COMPUTING
Tattoo Tracks Sodium and Glucose via an iPhone
Need to track your blood oxygen levels? There may soon be an app for that.
Using a nanosensor "tattoo" and a modified iPhone, cyclists could closely monitor sodium levels to prevent dehydration, and anemic patients could track their blood oxygen levels.
Heather Clark, a professor in the Department of Pharmaceutical Sciences at Northeastern University, is leading a team working to make this possible. The team begins by injecting a solution containing carefully chosen nanoparticles into the skin. This leaves no visible mark, but the nanoparticles will fluoresce when exposed to a target molecule, such as sodium or glucose. A modified iPhone then tracks changes in the level of fluorescence, which indicates the amount of sodium or glucose present. Clark presented this work at theBioMethods Boston conference at Harvard Medical School last week.
The tattoos were originally designed as a way around the finger-prick bloodletting that is the standard technique for measuring glucose levels in those with diabetes. But Clark says they could be used to track many things besides glucose and sodium, offering a simpler, less painful, and more accurate way for many people to track many important biomarkers.
"I don't think there's any doubt that this sort of technology will catch on," says Jim Burns, head of drug and biomedical research and development at Genzyme.
The tattoo developed by Clark's team contains 120-nanometer-wide polymer nanodroplets consisting of a fluorescent dye, specialized sensor molecules designed to bind to specific chemicals, and a charge-neutralizing molecule.
Once in the skin, the sensor molecules attract their target because they have the opposite charge. Once the target chemical is taken up, the sensor is forced to release ions in order to maintain an overall neutral charge, and this changes the fluorescence of the tattoo when it is hit by light. The more target molecules there are in the patient's body, the more the molecules will bind to the sensors, and the more the fluorescence changes.

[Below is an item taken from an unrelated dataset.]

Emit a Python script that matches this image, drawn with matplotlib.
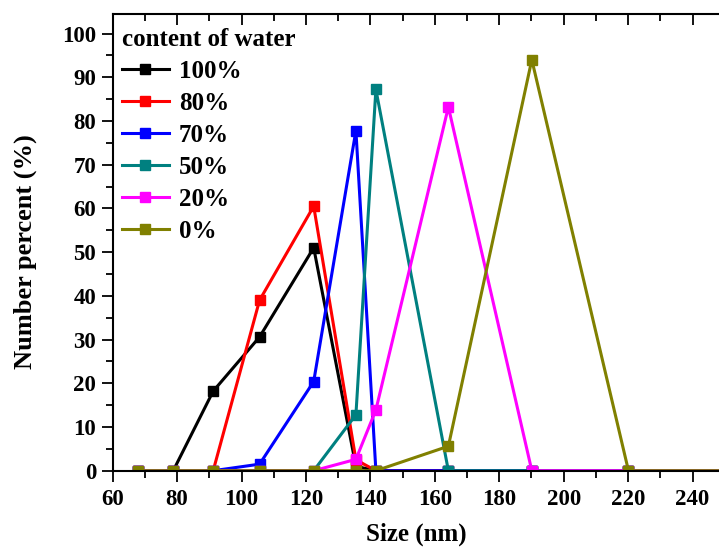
import matplotlib
matplotlib.use("Agg")
import matplotlib.pyplot as plt
from matplotlib.ticker import MultipleLocator

plt.rcParams["font.family"] = ["Liberation Serif", "DejaVu Serif"]
plt.rcParams["font.weight"] = "bold"

# shared size grid (nm); last point lies beyond the visible range
size_nm = [67.9, 78.8, 91.2, 105.6, 122.4, 135.5, 141.7, 164.2, 190.1, 220.1, 260.0]

water_100 = [0, 0, 18.2, 30.6, 51.0, 1.0, 0, 0, 0, 0, 0]
water_80 = [0, 0, 0, 39.0, 60.5, 2.5, 0, 0, 0, 0, 0]
water_70 = [0, 0, 0, 1.5, 20.4, 77.8, 0, 0, 0, 0, 0]
water_50 = [0, 0, 0, 0, 0, 12.8, 87.2, 0, 0, 0, 0]
water_20 = [0, 0, 0, 0, 0, 2.6, 13.9, 83.2, 0, 0, 0]
water_0 = [0, 0, 0, 0, 0, 0, 0, 5.6, 94.0, 0, 0]

labels = ["100%", "80%", "70%", "50%", "20%", "0%"]
colors = ["#000000", "#FF0000", "#0000FF", "#008080", "#FF00FF", "#808000"]
series = [water_100, water_80, water_70, water_50, water_20, water_0]

fig = plt.figure(figsize=(7.19, 5.49), dpi=100)
ax = fig.add_axes([0.1567, 0.1426, 0.8433, 0.8314])

for vals, col, lab in zip(series, colors, labels):
    ax.plot(size_nm, vals, color=col, linewidth=2.2, marker="s",
            markersize=7.5, label=lab)

ax.set_xlim(60, 248.2)
ax.set_ylim(0, 104.4)

ax.xaxis.set_major_locator(MultipleLocator(20))
ax.xaxis.set_minor_locator(MultipleLocator(10))
ax.yaxis.set_major_locator(MultipleLocator(10))
ax.yaxis.set_minor_locator(MultipleLocator(5))

ax.tick_params(axis="both", which="major", direction="out", length=8,
               width=1.3, labelsize=16.5, pad=4)
ax.tick_params(axis="both", which="minor", direction="out", length=5, width=1.3)
ax.tick_params(axis="x", which="both", top=True, labeltop=False)
ax.tick_params(axis="x", which="major", pad=5)

for side in ["left", "bottom", "top"]:
    ax.spines[side].set_linewidth(1.5)
ax.spines["right"].set_visible(False)

# top ticks point inward, bottom ones outward
for t in ax.xaxis.get_major_ticks() + ax.xaxis.get_minor_ticks():
    t.tick2line.set_marker(3)

ax.set_xlabel("Size (nm)", fontsize=18, fontweight="bold", labelpad=9)
ax.set_ylabel("Number percent (%)", fontsize=19, fontweight="bold")
ax.yaxis.set_label_coords(-0.125, 0.481)

leg = ax.legend(title="content of water", loc="upper left", frameon=False,
                bbox_to_anchor=(-0.008, 1.0),
                fontsize=18, title_fontproperties={"weight": "bold", "size": 18},
                handlelength=1.9, handletextpad=0.4, labelspacing=0.36,
                borderaxespad=0.35, borderpad=0.2, alignment="left")
for line in leg.get_lines():
    line.set_linewidth(2.2)

fig.savefig("out.png", dpi=100)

The original reader was a large boxlike device. One of Clark's graduate students, Matt Dubach, improved upon that by making a modified iPhone case that allows any iPhone to read the tattoos.
Here's how it works: a case that slips over the iPhone contains a nine-volt battery, a filter that fits over the iPhone's camera, and an array of three LEDs that produce light in the visible part of the spectrum. This light causes the tattoos to fluoresce. A light-filtering lens is then placed over the iPhone's camera. This filters out the light released by the LEDs, but not the light emitted by the tattoo. The device is pressed to the skin to prevent outside light from interfering.
Dubach and Clark hope to create an iPhone app that would easily measure and record sodium levels. At the moment, the iPhone simply takes images of the fluorescence, which the researchers then export to a computer for analysis. They also hope to get the reader to draw power from the iPhone itself, rather than from a battery.
Clark is working to expand her technology from glucose and sodium to include a wide range of potential targets. "Let's say you have medication with a very narrow therapeutic range," she says. Today, "you have to try it [a dosage] and see what happens." She says her nanosensors, in contrast, could let people monitor the level of a given drug in their blood in real time, allowing for much more accurate dosing.
The researchers hope to soon be able to measure dissolved gases, such as nitrogen and oxygen, in the blood as a way of checking respiration and lung function. The more things they can track, the more applications will emerge, says Clark.